* BEGIN DATA EXCERPTS *
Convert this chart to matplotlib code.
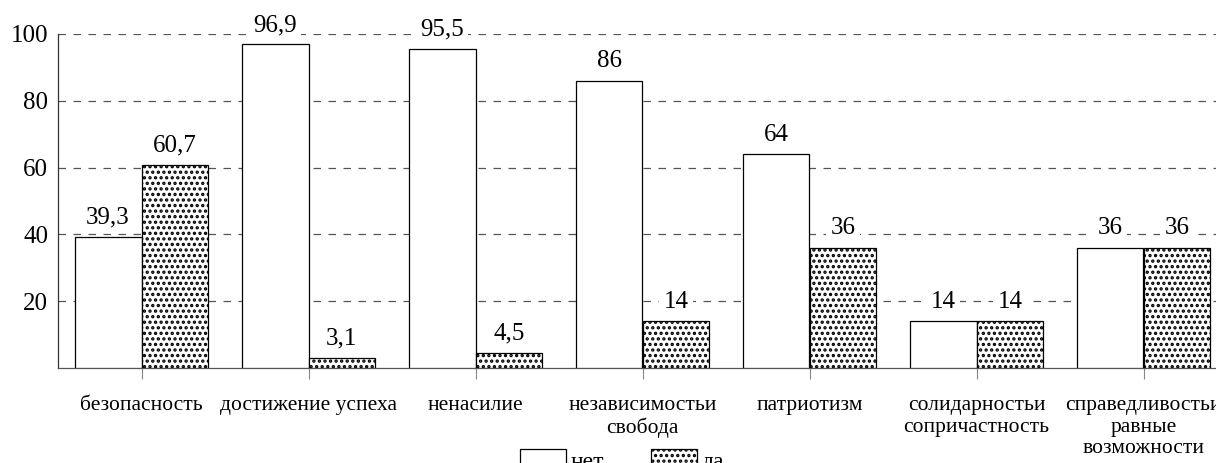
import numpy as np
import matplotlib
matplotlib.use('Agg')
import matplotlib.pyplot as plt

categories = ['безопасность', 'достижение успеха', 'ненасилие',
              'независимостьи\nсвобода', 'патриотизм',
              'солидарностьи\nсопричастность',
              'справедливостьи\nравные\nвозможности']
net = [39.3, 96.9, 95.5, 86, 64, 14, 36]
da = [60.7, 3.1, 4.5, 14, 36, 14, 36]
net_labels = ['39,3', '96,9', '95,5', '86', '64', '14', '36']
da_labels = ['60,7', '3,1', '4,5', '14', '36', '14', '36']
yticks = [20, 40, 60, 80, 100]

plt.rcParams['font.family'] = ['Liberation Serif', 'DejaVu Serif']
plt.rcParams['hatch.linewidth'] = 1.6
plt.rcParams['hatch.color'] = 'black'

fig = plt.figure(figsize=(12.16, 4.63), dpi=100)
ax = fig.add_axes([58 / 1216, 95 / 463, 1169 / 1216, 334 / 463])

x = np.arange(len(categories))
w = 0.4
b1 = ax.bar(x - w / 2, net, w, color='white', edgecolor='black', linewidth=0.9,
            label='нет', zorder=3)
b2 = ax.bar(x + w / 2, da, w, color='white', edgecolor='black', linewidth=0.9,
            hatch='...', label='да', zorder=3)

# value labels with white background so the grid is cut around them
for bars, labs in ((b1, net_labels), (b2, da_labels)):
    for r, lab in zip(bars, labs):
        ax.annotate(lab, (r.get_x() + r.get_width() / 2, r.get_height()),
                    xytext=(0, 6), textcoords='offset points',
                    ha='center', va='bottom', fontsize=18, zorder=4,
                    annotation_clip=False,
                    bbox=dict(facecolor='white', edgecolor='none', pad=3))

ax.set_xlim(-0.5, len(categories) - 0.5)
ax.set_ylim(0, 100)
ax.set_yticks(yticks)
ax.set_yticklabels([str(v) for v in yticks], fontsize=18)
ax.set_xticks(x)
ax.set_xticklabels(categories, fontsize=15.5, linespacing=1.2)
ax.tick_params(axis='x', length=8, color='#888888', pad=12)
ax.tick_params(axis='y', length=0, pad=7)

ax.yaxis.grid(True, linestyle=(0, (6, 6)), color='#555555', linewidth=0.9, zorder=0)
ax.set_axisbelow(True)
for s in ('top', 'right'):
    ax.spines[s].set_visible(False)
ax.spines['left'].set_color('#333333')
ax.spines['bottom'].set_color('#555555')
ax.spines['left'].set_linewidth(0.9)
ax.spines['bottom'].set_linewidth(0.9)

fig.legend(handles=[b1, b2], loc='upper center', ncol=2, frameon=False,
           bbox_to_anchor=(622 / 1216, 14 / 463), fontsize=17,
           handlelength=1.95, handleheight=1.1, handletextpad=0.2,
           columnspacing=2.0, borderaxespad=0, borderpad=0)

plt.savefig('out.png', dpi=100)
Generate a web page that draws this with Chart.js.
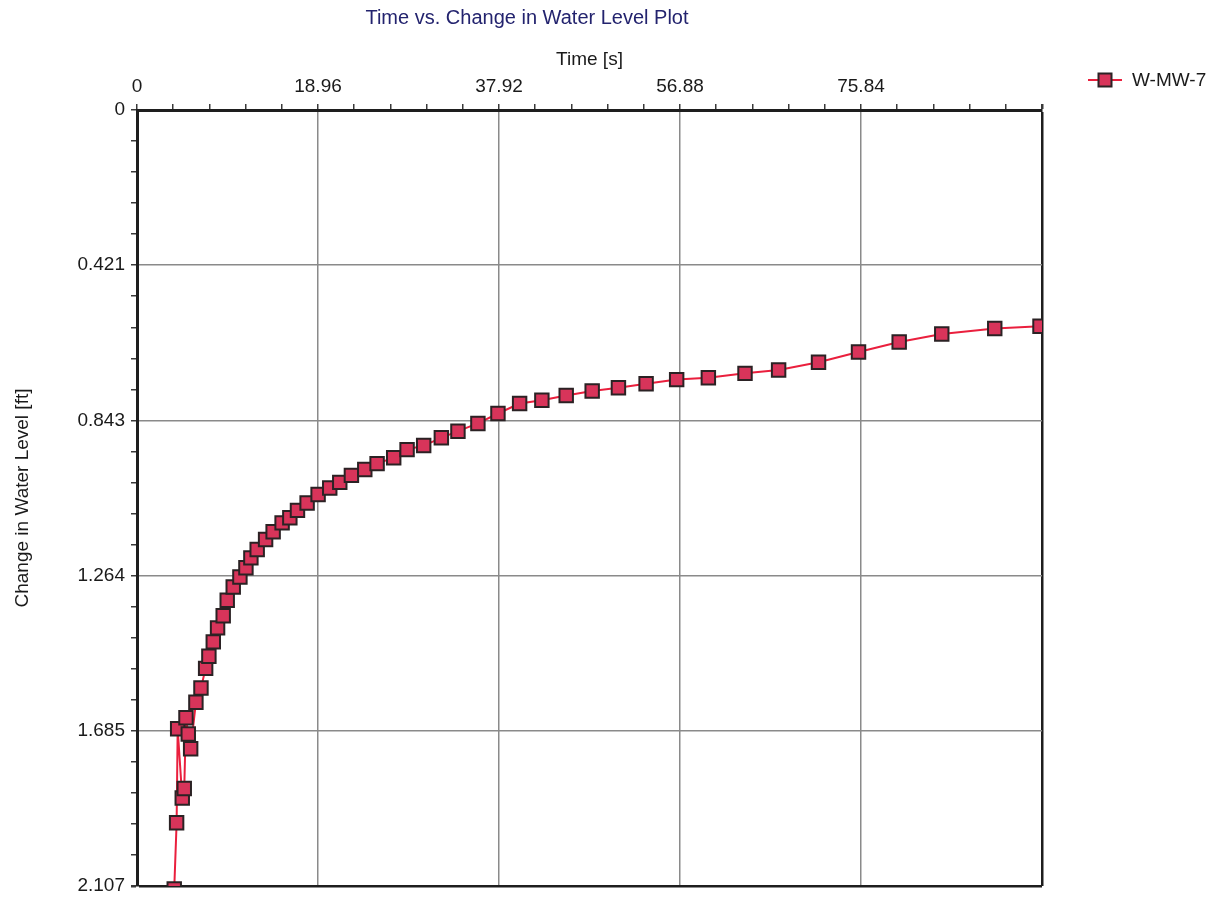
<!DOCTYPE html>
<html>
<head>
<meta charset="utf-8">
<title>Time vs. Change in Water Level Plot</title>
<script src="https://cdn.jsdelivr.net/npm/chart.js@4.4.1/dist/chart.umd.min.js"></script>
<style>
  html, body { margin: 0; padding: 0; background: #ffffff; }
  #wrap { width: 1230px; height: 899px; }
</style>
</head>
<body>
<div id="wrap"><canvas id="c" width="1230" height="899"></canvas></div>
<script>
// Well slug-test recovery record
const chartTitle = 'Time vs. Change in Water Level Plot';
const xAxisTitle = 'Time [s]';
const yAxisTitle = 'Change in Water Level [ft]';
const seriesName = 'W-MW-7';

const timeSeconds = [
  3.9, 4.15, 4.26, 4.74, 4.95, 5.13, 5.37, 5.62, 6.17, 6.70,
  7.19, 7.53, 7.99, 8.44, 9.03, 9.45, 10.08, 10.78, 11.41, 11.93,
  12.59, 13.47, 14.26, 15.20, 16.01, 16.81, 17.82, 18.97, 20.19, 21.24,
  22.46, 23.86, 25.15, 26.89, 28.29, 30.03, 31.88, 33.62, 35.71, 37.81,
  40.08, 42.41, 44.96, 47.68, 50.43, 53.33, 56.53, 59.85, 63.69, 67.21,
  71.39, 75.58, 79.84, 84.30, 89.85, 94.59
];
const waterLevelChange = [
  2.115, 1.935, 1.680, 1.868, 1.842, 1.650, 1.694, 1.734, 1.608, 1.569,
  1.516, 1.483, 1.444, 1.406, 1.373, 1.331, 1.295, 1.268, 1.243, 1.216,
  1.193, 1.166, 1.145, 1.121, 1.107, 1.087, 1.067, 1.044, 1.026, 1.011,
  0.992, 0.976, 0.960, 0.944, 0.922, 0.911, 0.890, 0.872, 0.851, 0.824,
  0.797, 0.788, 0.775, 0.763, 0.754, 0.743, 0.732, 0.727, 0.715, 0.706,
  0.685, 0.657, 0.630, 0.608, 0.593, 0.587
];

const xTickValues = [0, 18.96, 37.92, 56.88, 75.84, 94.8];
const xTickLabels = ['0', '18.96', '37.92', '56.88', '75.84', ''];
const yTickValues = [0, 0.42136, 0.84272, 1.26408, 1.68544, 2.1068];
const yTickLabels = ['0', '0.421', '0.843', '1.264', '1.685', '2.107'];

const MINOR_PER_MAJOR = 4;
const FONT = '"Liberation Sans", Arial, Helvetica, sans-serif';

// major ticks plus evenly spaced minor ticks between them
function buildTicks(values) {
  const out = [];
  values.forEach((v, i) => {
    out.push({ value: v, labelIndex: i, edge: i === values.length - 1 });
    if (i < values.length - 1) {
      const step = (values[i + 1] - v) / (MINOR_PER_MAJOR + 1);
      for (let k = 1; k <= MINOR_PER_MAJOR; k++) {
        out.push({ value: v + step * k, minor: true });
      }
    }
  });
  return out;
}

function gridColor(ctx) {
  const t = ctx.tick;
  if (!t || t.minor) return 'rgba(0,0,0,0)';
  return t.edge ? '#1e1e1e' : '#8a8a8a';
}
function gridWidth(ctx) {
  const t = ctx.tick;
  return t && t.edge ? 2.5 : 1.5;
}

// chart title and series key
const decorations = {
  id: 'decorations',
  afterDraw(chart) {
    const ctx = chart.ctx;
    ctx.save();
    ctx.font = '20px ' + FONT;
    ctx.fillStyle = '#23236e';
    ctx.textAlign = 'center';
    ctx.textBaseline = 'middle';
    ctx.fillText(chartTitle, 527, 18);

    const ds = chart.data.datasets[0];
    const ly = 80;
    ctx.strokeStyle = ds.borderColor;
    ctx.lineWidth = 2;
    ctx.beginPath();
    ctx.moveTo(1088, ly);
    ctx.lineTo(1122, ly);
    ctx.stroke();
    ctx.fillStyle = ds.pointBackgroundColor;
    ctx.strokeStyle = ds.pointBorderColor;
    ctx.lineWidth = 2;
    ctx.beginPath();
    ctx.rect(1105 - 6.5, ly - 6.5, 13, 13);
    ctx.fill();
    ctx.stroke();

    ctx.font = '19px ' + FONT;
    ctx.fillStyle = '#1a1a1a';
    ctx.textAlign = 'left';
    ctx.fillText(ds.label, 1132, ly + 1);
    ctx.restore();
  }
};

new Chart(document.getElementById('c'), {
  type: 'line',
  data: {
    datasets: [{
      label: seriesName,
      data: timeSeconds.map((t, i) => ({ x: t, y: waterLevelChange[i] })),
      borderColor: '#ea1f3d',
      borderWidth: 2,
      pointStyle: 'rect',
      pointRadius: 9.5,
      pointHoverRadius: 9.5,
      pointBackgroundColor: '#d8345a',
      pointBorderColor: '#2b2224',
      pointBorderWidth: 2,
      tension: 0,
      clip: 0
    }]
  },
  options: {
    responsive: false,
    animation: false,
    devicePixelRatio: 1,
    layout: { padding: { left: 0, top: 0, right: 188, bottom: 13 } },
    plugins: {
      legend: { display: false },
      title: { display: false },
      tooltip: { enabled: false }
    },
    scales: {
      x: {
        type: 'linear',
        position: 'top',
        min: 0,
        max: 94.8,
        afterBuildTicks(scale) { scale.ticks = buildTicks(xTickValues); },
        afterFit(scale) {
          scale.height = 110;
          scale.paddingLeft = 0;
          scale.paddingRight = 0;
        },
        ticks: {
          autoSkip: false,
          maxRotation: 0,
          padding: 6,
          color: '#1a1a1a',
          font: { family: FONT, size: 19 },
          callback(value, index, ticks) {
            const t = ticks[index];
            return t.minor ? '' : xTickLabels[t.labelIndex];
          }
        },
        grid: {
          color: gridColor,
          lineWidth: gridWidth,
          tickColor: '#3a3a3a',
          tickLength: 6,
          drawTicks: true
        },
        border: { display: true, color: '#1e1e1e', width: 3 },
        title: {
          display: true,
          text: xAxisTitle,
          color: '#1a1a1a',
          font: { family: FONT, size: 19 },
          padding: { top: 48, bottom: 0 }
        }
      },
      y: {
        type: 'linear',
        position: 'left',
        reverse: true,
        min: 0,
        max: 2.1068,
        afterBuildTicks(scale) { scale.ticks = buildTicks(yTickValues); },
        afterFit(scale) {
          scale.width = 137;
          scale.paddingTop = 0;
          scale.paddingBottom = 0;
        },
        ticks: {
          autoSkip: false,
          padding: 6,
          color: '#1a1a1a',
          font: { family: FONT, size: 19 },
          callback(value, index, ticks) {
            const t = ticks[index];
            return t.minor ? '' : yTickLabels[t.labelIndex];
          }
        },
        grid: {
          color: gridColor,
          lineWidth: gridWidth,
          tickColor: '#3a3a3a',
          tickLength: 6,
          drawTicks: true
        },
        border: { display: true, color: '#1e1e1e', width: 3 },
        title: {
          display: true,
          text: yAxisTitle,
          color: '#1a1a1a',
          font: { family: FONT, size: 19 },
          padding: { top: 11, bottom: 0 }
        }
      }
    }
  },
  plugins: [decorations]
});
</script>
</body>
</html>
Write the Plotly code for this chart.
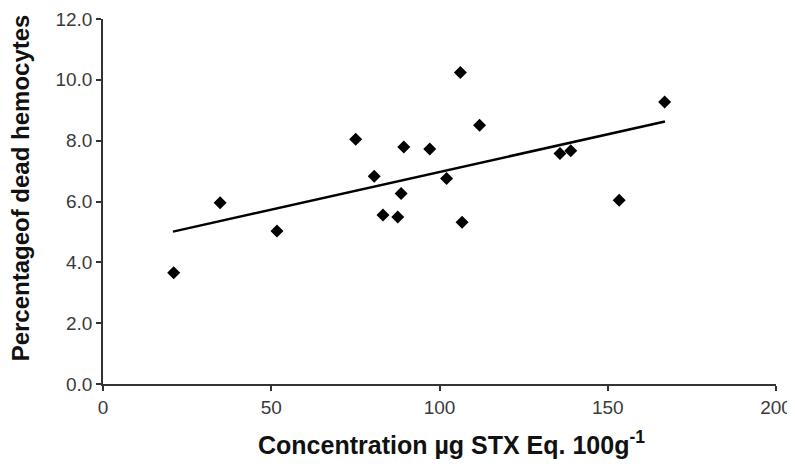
* END DATA EXCERPTS *
EXERCISE INSTRUCTIONS: Pictures excluded, repeat exactly the lines from the top of the material through the line with "hatch='...', label='да', zorder=3)", including both of those lines.

FINAL ANSWER:
Convert this chart to matplotlib code.
import numpy as np
import matplotlib
matplotlib.use('Agg')
import matplotlib.pyplot as plt

categories = ['безопасность', 'достижение успеха', 'ненасилие',
              'независимостьи\nсвобода', 'патриотизм',
              'солидарностьи\nсопричастность',
              'справедливостьи\nравные\nвозможности']
net = [39.3, 96.9, 95.5, 86, 64, 14, 36]
da = [60.7, 3.1, 4.5, 14, 36, 14, 36]
net_labels = ['39,3', '96,9', '95,5', '86', '64', '14', '36']
da_labels = ['60,7', '3,1', '4,5', '14', '36', '14', '36']
yticks = [20, 40, 60, 80, 100]

plt.rcParams['font.family'] = ['Liberation Serif', 'DejaVu Serif']
plt.rcParams['hatch.linewidth'] = 1.6
plt.rcParams['hatch.color'] = 'black'

fig = plt.figure(figsize=(12.16, 4.63), dpi=100)
ax = fig.add_axes([58 / 1216, 95 / 463, 1169 / 1216, 334 / 463])

x = np.arange(len(categories))
w = 0.4
b1 = ax.bar(x - w / 2, net, w, color='white', edgecolor='black', linewidth=0.9,
            label='нет', zorder=3)
b2 = ax.bar(x + w / 2, da, w, color='white', edgecolor='black', linewidth=0.9,
            hatch='...', label='да', zorder=3)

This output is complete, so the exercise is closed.